Beyond raw numbers, watch for throttling (the CPU automatically reducing its clock to protect itself, which means your overclock is unsustainable) and any sign of instability under prolonged load. A setting that passes a five-minute test but fails after an hour is not stable; it is a future crash waiting for the wrong moment.

Frequently asked questions

Is overclocking safe? It is reasonably safe *if* you have adequate cooling, raise clocks in small increments, keep voltage modest, and monitor temperatures throughout. It becomes unsafe when people chase a target number, push voltage aggressively, or skip stress testing. The hardware has built-in protections, but they are a backstop, not a substitute for caution.

Does overclocking reduce a CPU’s lifespan? Yes, to a degree. Sustained higher voltage and temperature accelerate transistor wear, so an overclocked chip generally ages faster than one run at stock. A modest, well-cooled overclock may still outlast its useful life; an aggressive, hot, high-voltage one can degrade noticeably faster.

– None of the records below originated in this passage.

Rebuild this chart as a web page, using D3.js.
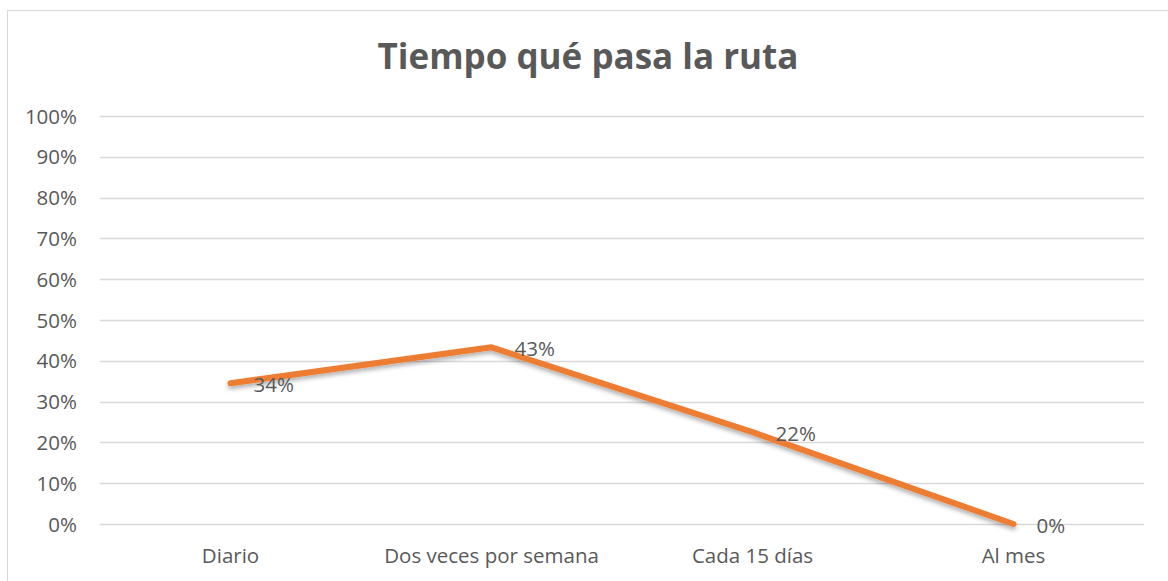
<!DOCTYPE html>
<html>
<head>
<meta charset="utf-8">
<script src="https://cdn.jsdelivr.net/npm/d3@7/dist/d3.min.js"></script>
<style>
  html, body { margin: 0; padding: 0; background: #ffffff; }
  svg { display: block; }
  text { font-family: "Open Sans", "Noto Sans", sans-serif; fill: #595959; }
</style>
</head>
<body>
<svg id="chart" width="1168" height="581"></svg>
<script>
const title = "Tiempo qué pasa la ruta";
const categories = ["Diario", "Dos veces por semana", "Cada 15 días", "Al mes"];
const values = [0.345, 0.433, 0.225, 0];
const valueLabels = ["34%", "43%", "22%", "0%"];
const yTicks = [0, 0.1, 0.2, 0.3, 0.4, 0.5, 0.6, 0.7, 0.8, 0.9, 1.0];

const W = 1168, H = 581;
const svg = d3.select("#chart");

// drop shadow for the line
const defs = svg.append("defs");
const f = defs.append("filter").attr("id", "shadow")
  .attr("x", "-5%").attr("y", "-20%").attr("width", "110%").attr("height", "160%");
f.append("feDropShadow").attr("dx", 0).attr("dy", 3).attr("stdDeviation", 2.2)
  .attr("flood-color", "#000").attr("flood-opacity", 0.3);

// chart border (extends past right/bottom edges)
svg.append("rect").attr("x", 7.5).attr("y", 10.5).attr("width", 1200).attr("height", 600)
  .attr("fill", "#fff").attr("stroke", "#d9d9d9").attr("stroke-width", 1);

const plot = { left: 100, right: 1144, top: 116, bottom: 524 };

const x = d3.scaleBand().domain(categories).range([plot.left, plot.right]).padding(0);
const y = d3.scaleLinear().domain([0, 1]).range([plot.bottom, plot.top]);

// gridlines
svg.append("g").selectAll("line").data(yTicks).join("line")
  .attr("x1", plot.left).attr("x2", plot.right)
  .attr("y1", d => Math.round(y(d)) + 0.5).attr("y2", d => Math.round(y(d)) + 0.5)
  .attr("stroke", "#d9d9d9").attr("stroke-width", 1.5);

// y axis labels
const yAxis = d3.axisLeft(y).tickValues(yTicks).tickFormat(d3.format(".0%")).tickSize(0).tickPadding(0);
const gy = svg.append("g").attr("transform", `translate(77,0)`).call(yAxis);
gy.select(".domain").remove();
gy.selectAll("text").attr("font-size", 20.5).attr("fill", "#595959")
  .attr("font-family", '"Open Sans", sans-serif').attr("dy", "0.35em");

// x axis labels
const xAxis = d3.axisBottom(x).tickSize(0).tickPadding(0);
const gx = svg.append("g").attr("transform", `translate(0,${plot.bottom})`).call(xAxis);
gx.select(".domain").remove();
gx.selectAll("text").attr("font-size", 20.5).attr("fill", "#595959")
  .attr("font-family", '"Open Sans", sans-serif').attr("y", 39).attr("dy", 0);

// line
const pts = categories.map((c, i) => [x(c) + x.bandwidth() / 2, y(values[i])]);
const line = d3.line();
svg.append("path").attr("d", line(pts))
  .attr("fill", "none").attr("stroke", "#ED7D31").attr("stroke-width", 6)
  .attr("stroke-linecap", "round").attr("stroke-linejoin", "round")
  .attr("filter", "url(#shadow)");

// data labels
svg.append("g").selectAll("text").data(pts).join("text")
  .attr("x", d => d[0] + 23).attr("y", d => d[1] + 8.5)
  .attr("font-size", 20.5).attr("fill", "#404040")
  .text((d, i) => valueLabels[i]);

// title
svg.append("text").attr("x", 588).attr("y", 69).attr("text-anchor", "middle")
  .attr("font-size", 35).attr("font-weight", "bold").attr("fill", "#595959")
  .text(title);
</script>
</body>
</html>
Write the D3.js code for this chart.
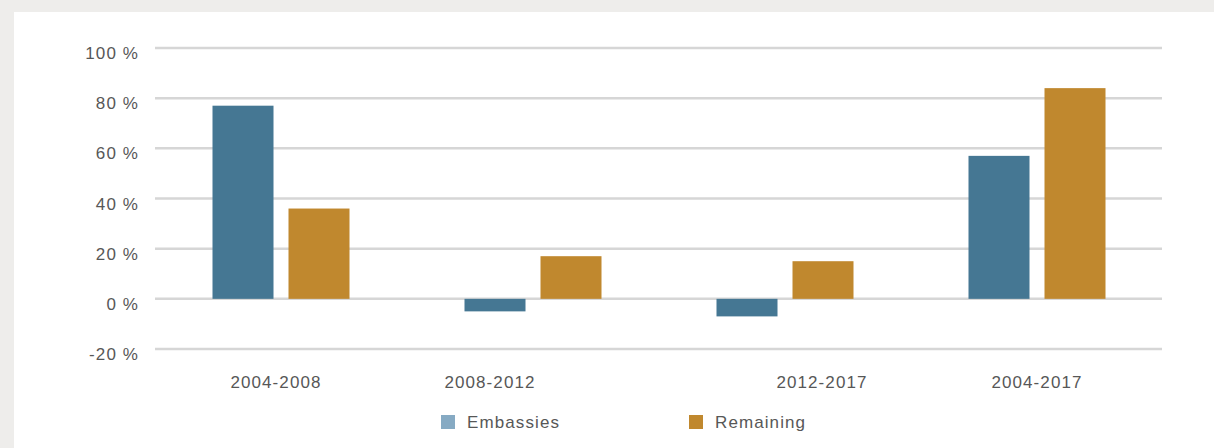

Can I overclock any CPU? No. You generally need a CPU with an unlocked multiplier and a motherboard whose chipset and firmware support overclocking. Locked CPUs and entry-level boards typically do not expose the necessary controls.

Should I overclock my web server or hosting hardware? No. Production servers should never be overclocked. They run continuously and serve real data, so an unstable overclock risks crashes, downtime, and data corruption, consequences far worse than the small speed gain. To get more performance from a server, scale up the hardware or optimize the workload instead.

What is the difference between overclocking and boost clocks? Boost (or turbo) clocks are a *built-in, manufacturer-validated* feature: the CPU automatically raises its frequency within rated limits when conditions allow, and stays within warranty. Overclocking is *manual* and pushes the chip *beyond* its rated and validated limits, which is what introduces the risk and voids the warranty.